Furuncles and folliculitis thrive in dirty and damp surroundings. Always wear clean shorts for every ride and avoid sitting around in dirty and damp shorts once you finished. If you’re on a multi-day trip, make sure you pack enough shorts or some travel wash. Many top riders will use an antibacterial soap in the shower after riding to thoroughly clean the saddle contact area.
Along with the issues already covered, there are more serious and gender specific conditions that can arise from an ill suited saddle or poor position.
Compression of the dorsal penile nerve can produce a sensation of penile numbness. This should alleviate immediately when you shift position, stand out of the saddle or finish your ride. If it lingers, it should be taken extremely seriously as it can be symptomatic of the development of erectile dysfunction.
Excessive pressure can also damage and lead to infections of the urethra. This is characterised by burning or stinging when going to the toilet after a ride or, in severe cases, blood in the urine. Both of these symptoms should be acted on immediately and medical advice sought. Saddles with central cut-outs can help to alleviate both of these conditions.
Urethral compression, damage and infection, characterised by pain when urinating and blood in the urine, is also an issue for female riders.
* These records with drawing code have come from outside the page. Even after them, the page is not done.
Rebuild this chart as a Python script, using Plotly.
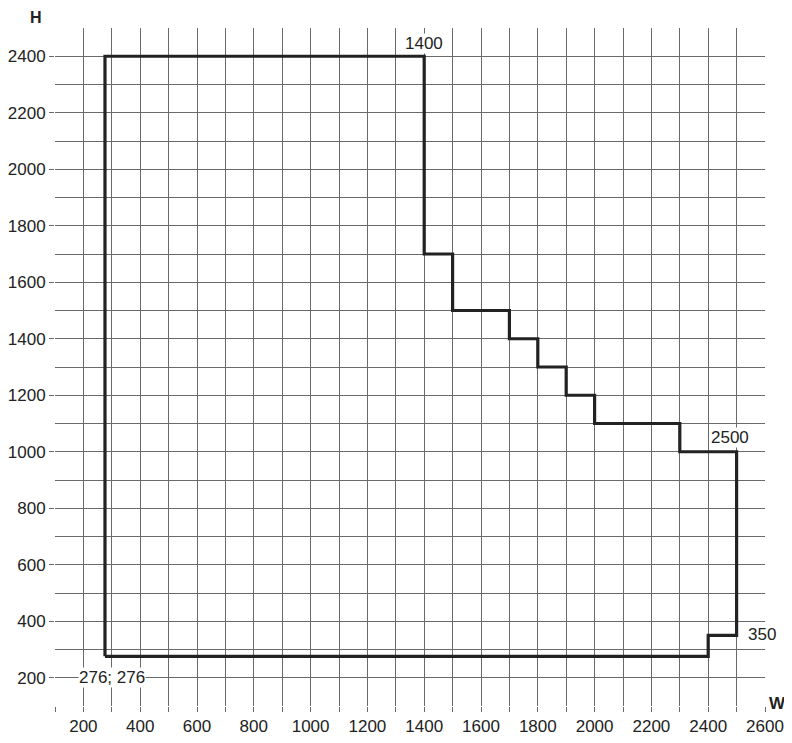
import plotly.graph_objects as go

# Outline of the W x H range (mm)
W = [276, 276, 1400, 1400, 1500, 1500, 1700, 1700, 1800, 1800, 1900, 1900,
     2000, 2000, 2300, 2300, 2500, 2500, 2400, 2400, 276]
H = [276, 2400, 2400, 1700, 1700, 1500, 1500, 1400, 1400, 1300, 1300, 1200,
     1200, 1100, 1100, 1000, 1000, 350, 350, 276, 276]

x_ticks = list(range(200, 2601, 200))
y_ticks = list(range(200, 2401, 200))

labels = [
    {"text": "1400", "x": 1400, "y": 2445},
    {"text": "2500", "x": 2475, "y": 1052},
    {"text": "350", "x": 2590, "y": 352},
    {"text": "276; 276", "x": 300, "y": 200},
]

FONT = "Liberation Sans, Arial, sans-serif"
GRID = "#6a6a6a"
TXT = "#222222"

fig = go.Figure()
fig.add_trace(go.Scatter(x=W, y=H, mode="lines",
                         line=dict(color="#222222", width=3.2),
                         hoverinfo="skip", showlegend=False))

for lab in labels:
    fig.add_annotation(x=lab["x"], y=lab["y"], text=lab["text"], showarrow=False,
                       bgcolor="white", borderpad=0,
                       font=dict(family=FONT, size=17, color=TXT))

fig.add_annotation(xref="paper", yref="paper", x=-0.027, y=1.0, yshift=20,
                   text="<b>H</b>", showarrow=False, xanchor="center", yanchor="top",
                   borderpad=0,
                   font=dict(family=FONT, size=16, color=TXT))
fig.add_annotation(xref="paper", yref="paper", x=1.0, xshift=12, y=0.0, yshift=3,
                   text="<b>W</b>", showarrow=False, xanchor="center", yanchor="middle",
                   font=dict(family=FONT, size=17, color=TXT))

fig.update_xaxes(range=[100, 2600], tickvals=x_ticks, ticktext=[str(v) for v in x_ticks],
                 showgrid=True, gridcolor=GRID, gridwidth=1,
                 ticks="outside", ticklen=5, tickcolor=GRID,
                 minor=dict(dtick=100, tick0=100, showgrid=True, gridcolor=GRID, gridwidth=1,
                            ticks="outside", ticklen=5, tickcolor=GRID),
                 showline=False, zeroline=False,
                 tickfont=dict(family=FONT, size=17, color=TXT))
fig.update_yaxes(range=[100, 2500], tickvals=y_ticks, ticktext=[str(v) for v in y_ticks],
                 showgrid=True, gridcolor=GRID, gridwidth=1,
                 ticks="outside", ticklen=5, tickcolor=GRID,
                 minor=dict(dtick=100, tick0=100, showgrid=True, gridcolor=GRID, gridwidth=1),
                 showline=False, zeroline=False,
                 tickfont=dict(family=FONT, size=17, color=TXT))

fig.update_layout(width=784, height=735,
                  margin=dict(l=47, r=27, t=20, b=37, autoexpand=False),
                  plot_bgcolor="white", paper_bgcolor="white")

fig.write_html("out.html")
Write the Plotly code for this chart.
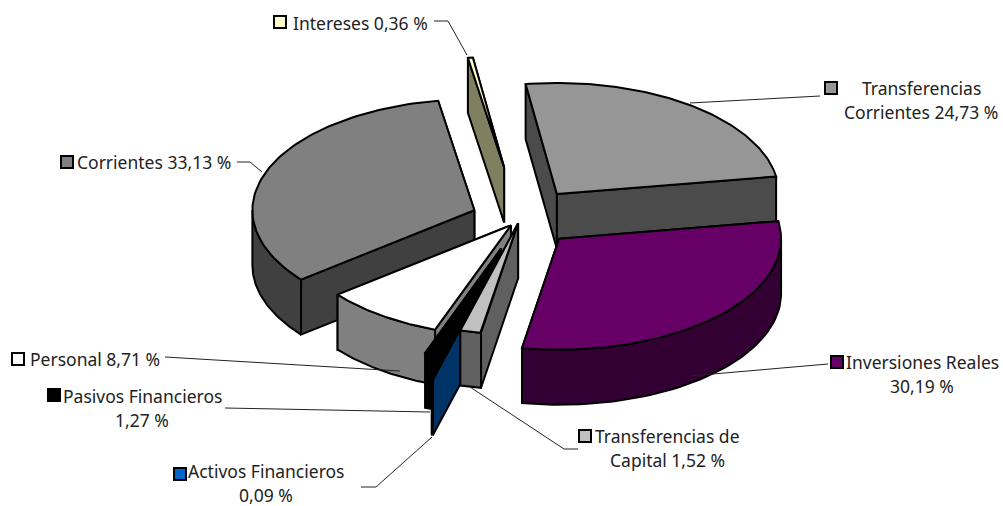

With wider hips and a profoundly different pelvic anatomy though, the saddle demands of female riders are very different to men.
Many cut-out designs are marketed as female specific but in reality are just modified male designs. Trauma and inflammation of the labial tissues is a fairly common issue in female riders. Many cut-out saddle designs will alleviate pressure on the inner labia but then transfer it to the outer labia instead.
If left, the inflammation and swelling can become serious, make the area more prone to further damage and, due to adopting unusual positions on the saddle to try to alleviate the discomfort, can lead to secondary injuries to the back or knees. This article specific to women's saddle issues offers more detail.
Tale of a saddle
During the build up to the London 2012 Olympics, the coaching and support staff identified the saddle as a main area of interest as saddle discomfort was an issue for many of the squad. The search for marginal gains in all areas resulted in highly aggressive and aerodynamic positions where bodyweight distribution became acute, with soreness, discomfort and injury being real concerns. Over time however British Cycling and UK Sport developed a custom solution that delivered a huge improvement for many members of the team.